--- START OF Dataset excerpt ---
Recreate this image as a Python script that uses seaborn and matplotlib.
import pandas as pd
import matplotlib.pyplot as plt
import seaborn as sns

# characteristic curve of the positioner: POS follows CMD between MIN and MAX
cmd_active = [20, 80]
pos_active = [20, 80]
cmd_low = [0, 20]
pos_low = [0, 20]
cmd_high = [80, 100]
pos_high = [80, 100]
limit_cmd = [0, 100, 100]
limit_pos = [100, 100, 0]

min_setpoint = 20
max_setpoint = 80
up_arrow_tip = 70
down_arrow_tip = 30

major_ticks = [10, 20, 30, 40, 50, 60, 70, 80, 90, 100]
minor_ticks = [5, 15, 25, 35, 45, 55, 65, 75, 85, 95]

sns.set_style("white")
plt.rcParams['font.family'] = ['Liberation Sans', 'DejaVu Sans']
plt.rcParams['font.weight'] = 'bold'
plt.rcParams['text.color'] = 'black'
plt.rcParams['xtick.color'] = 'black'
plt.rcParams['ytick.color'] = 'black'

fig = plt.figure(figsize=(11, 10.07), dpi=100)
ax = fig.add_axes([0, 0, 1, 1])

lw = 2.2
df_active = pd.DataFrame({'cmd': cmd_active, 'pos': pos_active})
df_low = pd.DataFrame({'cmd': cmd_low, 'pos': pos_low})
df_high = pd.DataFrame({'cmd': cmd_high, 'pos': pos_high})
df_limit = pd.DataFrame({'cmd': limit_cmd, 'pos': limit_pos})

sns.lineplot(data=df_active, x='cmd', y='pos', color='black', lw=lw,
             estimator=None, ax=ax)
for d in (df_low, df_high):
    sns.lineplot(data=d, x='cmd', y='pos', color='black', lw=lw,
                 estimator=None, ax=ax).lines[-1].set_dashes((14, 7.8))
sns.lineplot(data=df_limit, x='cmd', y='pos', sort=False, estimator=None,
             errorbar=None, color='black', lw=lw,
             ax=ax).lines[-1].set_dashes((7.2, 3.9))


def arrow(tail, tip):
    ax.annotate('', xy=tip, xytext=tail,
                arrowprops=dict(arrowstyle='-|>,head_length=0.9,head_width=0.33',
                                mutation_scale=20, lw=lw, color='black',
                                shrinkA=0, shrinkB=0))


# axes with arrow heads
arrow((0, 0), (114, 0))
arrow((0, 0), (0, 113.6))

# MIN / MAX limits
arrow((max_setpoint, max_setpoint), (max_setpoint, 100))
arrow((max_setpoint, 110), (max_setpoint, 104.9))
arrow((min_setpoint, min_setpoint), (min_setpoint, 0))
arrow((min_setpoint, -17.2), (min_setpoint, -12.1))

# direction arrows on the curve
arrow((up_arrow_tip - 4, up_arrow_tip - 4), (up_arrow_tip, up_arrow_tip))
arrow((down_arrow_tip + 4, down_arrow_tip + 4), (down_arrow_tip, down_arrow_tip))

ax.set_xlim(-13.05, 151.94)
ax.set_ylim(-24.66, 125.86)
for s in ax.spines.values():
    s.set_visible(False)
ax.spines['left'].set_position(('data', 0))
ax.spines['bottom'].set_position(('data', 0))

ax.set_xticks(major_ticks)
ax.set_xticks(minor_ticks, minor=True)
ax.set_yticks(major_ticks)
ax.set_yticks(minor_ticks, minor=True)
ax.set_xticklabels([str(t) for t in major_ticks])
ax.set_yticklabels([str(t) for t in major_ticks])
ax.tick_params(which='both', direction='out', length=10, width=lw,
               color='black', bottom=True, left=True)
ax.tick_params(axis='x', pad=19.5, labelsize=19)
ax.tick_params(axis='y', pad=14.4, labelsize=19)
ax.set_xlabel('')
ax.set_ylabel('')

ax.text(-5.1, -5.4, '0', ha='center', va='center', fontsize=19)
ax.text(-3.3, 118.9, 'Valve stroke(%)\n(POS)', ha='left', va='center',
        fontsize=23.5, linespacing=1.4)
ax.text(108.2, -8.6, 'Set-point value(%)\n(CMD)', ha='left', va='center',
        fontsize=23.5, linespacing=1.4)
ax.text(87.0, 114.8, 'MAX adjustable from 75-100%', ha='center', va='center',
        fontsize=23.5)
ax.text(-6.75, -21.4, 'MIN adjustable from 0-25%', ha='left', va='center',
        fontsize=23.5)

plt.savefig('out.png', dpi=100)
--- END OF Dataset excerpt ---
### Requirement
Copy out every line of the listing that includes the string "matplotlib".

### Exercise output
Recreate this image as a Python script that uses seaborn and matplotlib.
import matplotlib.pyplot as plt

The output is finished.